**Directions for this task**:
Copy down every line where the string "matplotlib" shows up.

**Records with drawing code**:
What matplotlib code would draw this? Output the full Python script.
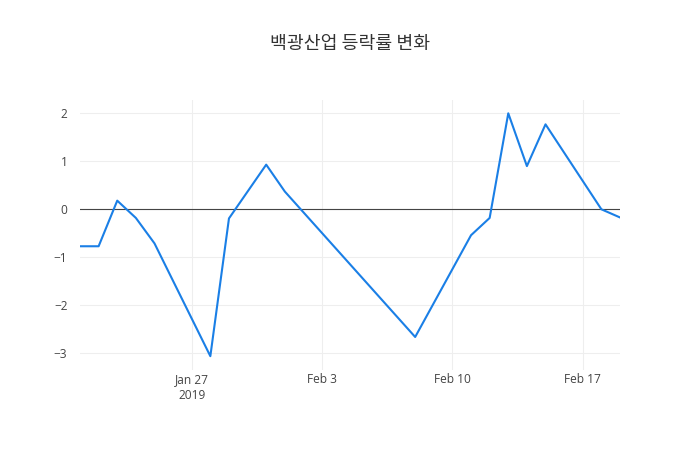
import matplotlib
matplotlib.use('Agg')
import matplotlib.pyplot as plt
import pandas as pd

# 날짜와 등락률 (%)
dates = ['2019-01-21', '2019-01-22', '2019-01-23', '2019-01-24', '2019-01-25',
         '2019-01-28', '2019-01-29', '2019-01-31', '2019-02-01', '2019-02-08',
         '2019-02-11', '2019-02-12', '2019-02-13', '2019-02-14', '2019-02-15',
         '2019-02-18', '2019-02-19']
changes = [-0.77, -0.77, 0.18, -0.18, -0.71,
           -3.06, -0.19, 0.93, 0.37, -2.66,
           -0.54, -0.18, 2.0, 0.90, 1.77,
           0.0, -0.17]

yticks = [-3, -2, -1, 0, 1, 2]
xticks = ['2019-01-27', '2019-02-03', '2019-02-10', '2019-02-17']
xticklabels = ['Jan 27\n2019', 'Feb 3', 'Feb 10', 'Feb 17']

x = pd.to_datetime(dates)

plt.rcParams['font.family'] = ['Open Sans', 'Noto Sans CJK KR', 'DejaVu Sans']

fig = plt.figure(figsize=(7, 4.5), dpi=100)
ax = fig.add_axes([80 / 700, 80 / 450, 540 / 700, 270 / 450])

ax.plot(x, changes, color='#1a7fe6', linewidth=1.5, zorder=3)
ax.axhline(0, color='#444444', linewidth=0.8, zorder=2)

ax.set_xlim(x[0], x[-1])
ax.set_ylim(-3.348, 2.277)

ax.set_yticks(yticks)
ax.set_yticklabels([str(v).replace('-', '\u2212') for v in yticks])
ax.set_xticks(pd.to_datetime(xticks))
ax.set_xticklabels(xticklabels, linespacing=1.3)

ax.grid(True, color='#eeeeee', linewidth=0.8, zorder=0)
ax.set_axisbelow(True)
for s in ax.spines.values():
    s.set_visible(False)
ax.tick_params(length=0, labelsize=8.6, colors='#444444')
ax.tick_params(axis='x', pad=2)
ax.tick_params(axis='y', pad=9)

# 제목
fig.text(0.5, 1 - 44 / 450, '백광산업 등락률 변화', ha='center', va='center',
         fontsize=13.2, color='#333333', fontweight='medium',
         family=['Noto Sans CJK KR', 'DejaVu Sans'])

fig.savefig('out.png', dpi=100, facecolor='white')
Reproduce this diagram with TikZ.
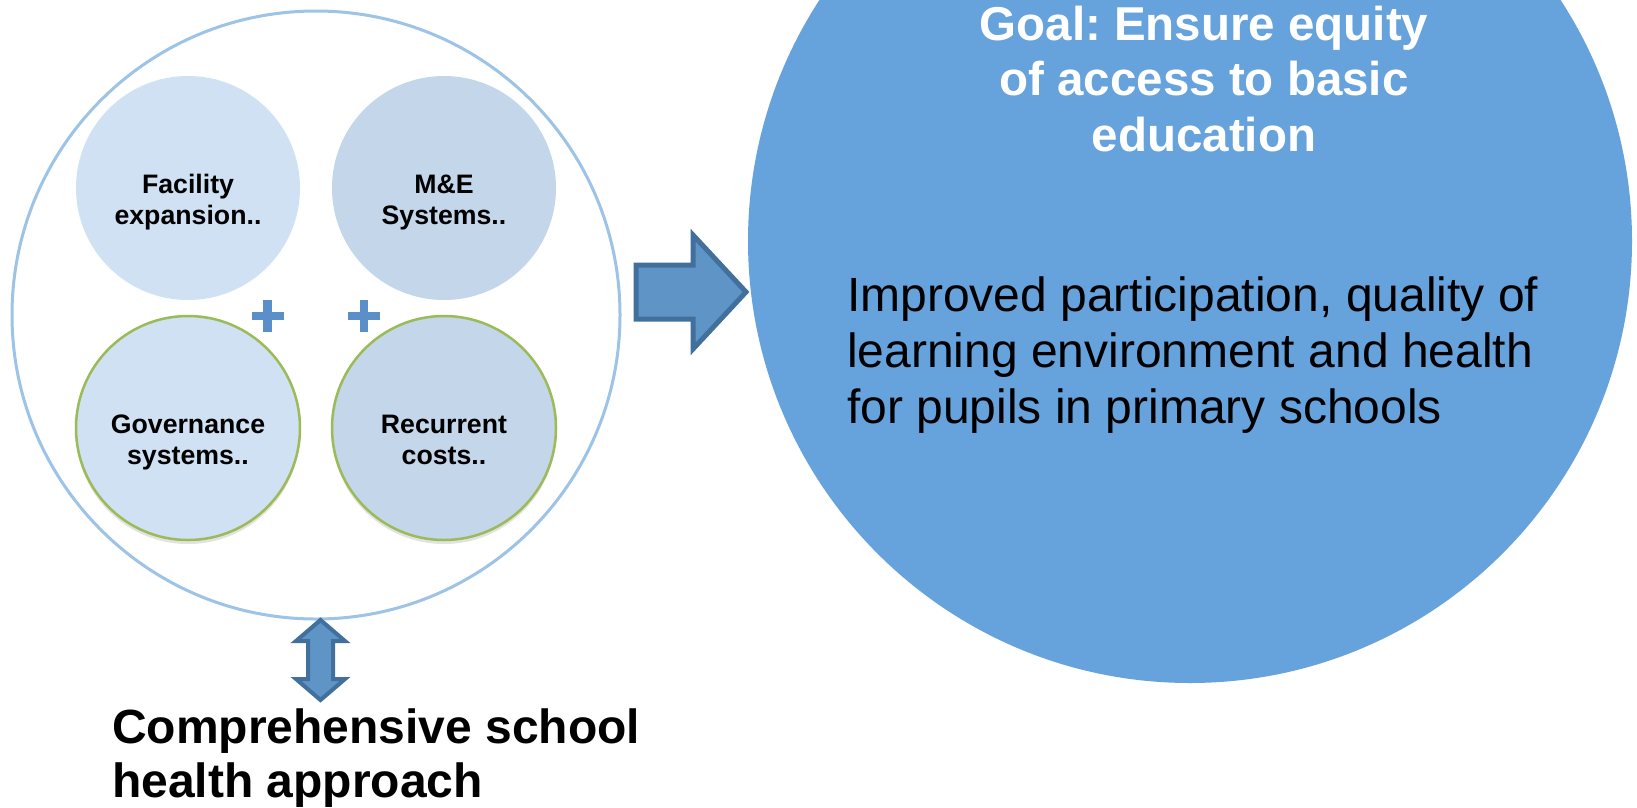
\documentclass[tikz,border=0pt]{standalone}
\usepackage{fontspec}
\setmainfont{Liberation Sans}
\usetikzlibrary{shadows}
\definecolor{outerc}{HTML}{9DC3E6}
\definecolor{lightfill}{HTML}{CFE1F3}
\definecolor{midfill}{HTML}{C3D6EA}
\definecolor{greenc}{HTML}{9BBB59}
\definecolor{plusc}{HTML}{5B8FC9}
\definecolor{arrowfill}{HTML}{5F94C7}
\definecolor{arrowline}{HTML}{41709D}
\definecolor{bigc}{HTML}{66A2DC}
\newcommand{\tlines}[2]{\begin{tabular}[t]{@{}#1@{}}#2\end{tabular}}
\frenchspacing
\begin{document}
\begin{tikzpicture}[x=1pt,y=-1pt,
  bigcirc/.style={circle, fill=bigc, minimum size=884pt, inner sep=0pt},
  outercirc/.style={circle, draw=outerc, line width=3pt, minimum size=608pt, inner sep=0pt},
  smallc/.style={circle, minimum size=224pt, inner sep=0pt},
  greenring/.style={draw=greenc, line width=2.5pt,
    drop shadow={shadow xshift=0pt, shadow yshift=-4pt, opacity=0.16, fill=black!70}},
  smalltext/.style={anchor=base, inner sep=0pt, font=\bfseries\fontsize{26.7}{31}\selectfont},
  plusline/.style={draw=plusc, line width=8.4pt},
  blockarrow/.style={fill=arrowfill, draw=arrowline, line join=miter},
  bigtext/.style={inner sep=0pt, font=\fontsize{48}{56}\selectfont}
]
\useasboundingbox (0,0) rectangle (1637,807);
\clip (0,0) rectangle (1637,807);
\fill[white] (0,0) rectangle (1637,807);

% right goal circle
\node[bigcirc] (goal) at (1190,241) {};
\node[anchor=base, inner sep=0pt, text=white, font=\bfseries\fontsize{47.5}{55.5}\selectfont] (goalT) at (1204,40)
  {\tlines{c}{Goal: Ensure equity\\of access to basic\\education}};
\node[bigtext, anchor=base west] (goalB) at (847,311)
  {\tlines{l}{Improved participation, quality of\\learning environment and health\\for pupils in primary schools}};

% outer circle
\node[outercirc] (outer) at (316,315) {};

% small circles
\node[smallc, fill=lightfill] (fac) at (188,188) {};
\node[smallc, fill=midfill] (me) at (444,188) {};
\node[smallc, fill=lightfill, greenring] (gov) at (188,428) {};
\node[smallc, fill=midfill, greenring] (rec) at (444,428) {};

\node[smalltext] (facT) at (188,193) {\tlines{c}{Facility\\expansion..}};
\node[smalltext] (meT) at (444,193) {\tlines{c}{M\&E\\Systems..}};
\node[smalltext] (govT) at (188,433) {\tlines{c}{Governance\\systems..}};
\node[smalltext] (recT) at (444,433) {\tlines{c}{Recurrent\\costs..}};

% plus signs
\draw[plusline] (251.5,316) -- (283.5,316) (267.5,300) -- (267.5,332);
\draw[plusline] (347.7,316) -- (379.7,316) (363.7,300) -- (363.7,332);

% right block arrow
\draw[blockarrow, line width=5pt] (636,265) -- (693,265) -- (693,235) -- (746,292)
  -- (693,349) -- (693,319) -- (636,319) -- cycle;

% vertical double arrow
\draw[blockarrow, line width=4pt] (320.5,620) -- (345,641) -- (333,641) -- (333,679)
  -- (345,679) -- (320.5,700) -- (296,679) -- (308,679) -- (308,641) -- (296,641) -- cycle;

% bottom label
\node[anchor=base west, inner sep=0pt, font=\bfseries\fontsize{48}{54}\selectfont] (csh) at (112,743)
  {\tlines{l}{Comprehensive school\\health approach}};
\end{tikzpicture}
\end{document}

**Final answer**:
What matplotlib code would draw this? Output the full Python script.
import matplotlib
matplotlib.use('Agg')
import matplotlib.pyplot as plt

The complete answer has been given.